Students dread transition out of Beverly Hills Unified
Taylor Short said the last few weeks have been like walking through a fog, unable to see what’s ahead. The Beverly Vista Elementary eighth-grader has no idea where she’ll enroll next year. She wonders whether she’ll stay in touch with her best friends and feels let down by adults.
David Yona, a top athlete at El Rodeo Elementary, said he had been looking forward to the summer, when sports teams condition and train. Sadness sets in when he thinks about the fun he will probably miss before he starts his freshman year in the fall.
Although Taylor and David live outside the Beverly Hills Unified School District, they have attended its schools for years on special permits. The district’s Board of Education voted last month not to renew permits for the eighth-graders and other elementary students. They allowed high school students to continue through graduation.
The district is changing the way it funds schools, declining state money based on student attendance and instead using property-tax revenue. Board members argued that Beverly Hills taxpayers should not subsidize education for nonresidents.
The district will, however, continue other nonresident permits, including those for children whose parents attended Beverly Hills schools and whose grandparents still live in the city.
Parents can appeal to the Los Angeles County Office of Education, which has said it will review each case individually. Some have said they may sue the district.
.Austin Skootsky, 14, worries that switching districts will mean having to adjust to new academic standards as well as a new social culture. In Beverly Hills, for instance, seventh- and eighth-graders take math and science courses designed to prepare them for more rigorous classes in high school.
“At another school we’d be in a lower level of classes . . . or with older kids who we don’t have a lot in common with,” Austin said.
Matthew Shterenberg, 13, a student at Horace Mann Elementary, is in the band and had already been introduced to Beverly Hills High School’s music director. He said he and other permit students have contributed to the district through student government, fundraising and extracurricular activities.
“One of my friends said with so many permit students going, he didn’t know if the high school would still be as good,” Matthew said.
Liat Menna, a talented soccer player, said her summer plans -- soccer practice and a trip to Israel -- are on hold until her schooling is resolved. She is especially angered at the argument that she and the 57 other ousted eighth-graders will easily adjust.
“Would we be fighting if we thought it would be easy to adapt, crying and pleading for them to change their minds if I didn’t really care?” said Liat, 13.
Eric Beam, a member of the California Assn. of School Psychologists, said changing schools is stressful, but added, “The vast majority of cases we see are in impoverished areas, dealing with foster kids, people being evicted who have more stress than just the transition to a new school.”

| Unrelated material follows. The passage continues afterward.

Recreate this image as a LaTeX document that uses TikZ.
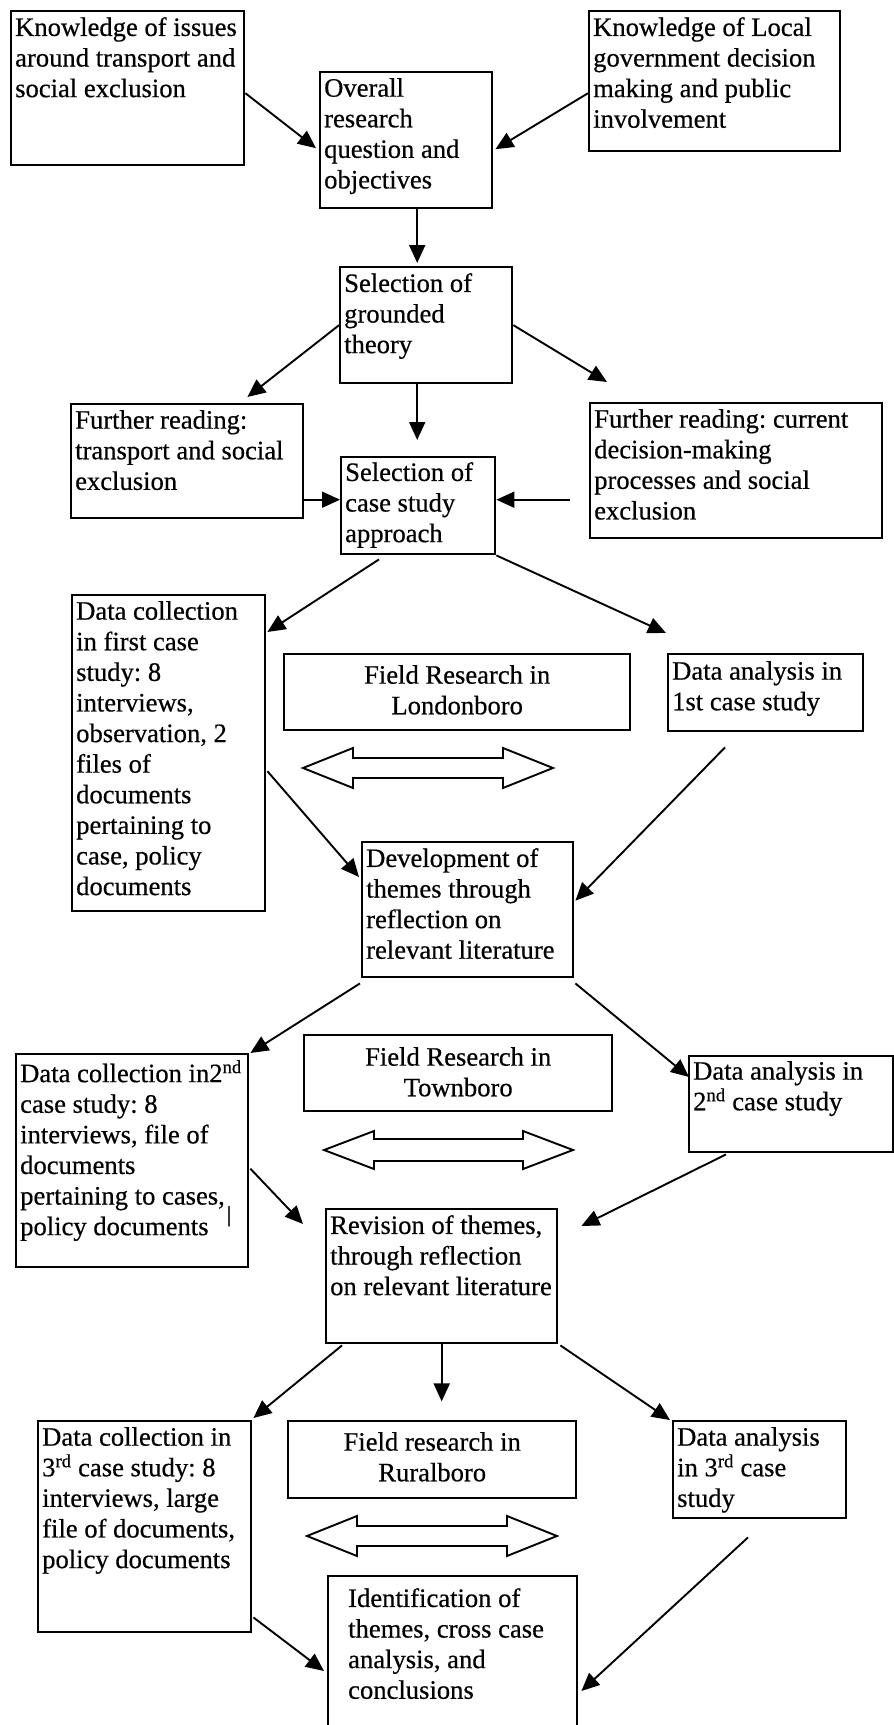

District officials said students and their families will be provided counseling and other services, if needed. Families were notified about their permit status last week, said board member Brian David Goldberg.
“The reality is those students are graduating with their eighth-grade class and would be making this transition regardless,” Goldberg said. “It is difficult on them, but they got a great basic education in the Beverly Hills district; and whatever high school they attend, they will be successful.”
For the most part, the Beverly Hills students and their parents said they have no plans yet for the fall.
They missed a deadline to apply for Los Angeles Unified’s popular magnet school program. Some parents said they looked into private schools but were told there was no space.
Sandy Eiges, who runs a school placement service, said families should consider religiously affiliated schools and be willing to drive some distance and accept a spot on a waiting list.
“The deadlines have passed, but there are schools out there that will entertain admitting a good student,” Eiges said. “Schools are compassionate and understand that the Beverly Hills students may have been left high and dry. But I would urge people to act now.”
Many families have cited low performance and safety concerns at public schools in their quest to remain in Beverly Hills, but Eiges said they should not dismiss local public campuses.
Beverly Hills High scored 847 -- above the state target of 800 -- on the Academic Performance Index, which ranks schools on a scale of 200 to 1,000 based on standardized test scores. By comparison, nearby Fairfax High School scored 733.
Fairfax Principal Ed Zubiate said his campus serves a more diverse student body than Beverly High, including large groups of special education students and those studying English as a second language. And, he said, “Our safety record is one of the best in the city.”
Beverly High offers more Advanced Placement courses than Fairfax, but the two schools compare well in extracurricular activities such as video and film production and computer arts.
“Our kids go to Ivy League schools and to UCLA and Berkeley,” Zubiate said. “Education isn’t just what you learn in books but what you learn from your teachers, what you draw about life, the kids you’re around. In that way, Fairfax is a great school. You’re getting a real education in what the population of this city is, the people you’re going to be living with when you leave school.”
But Alex Denton said for her there is only one option.
“I just always thought I’d go to Beverly Hills High School,” the 13-year-old said. “I can’t imagine myself anywhere else.”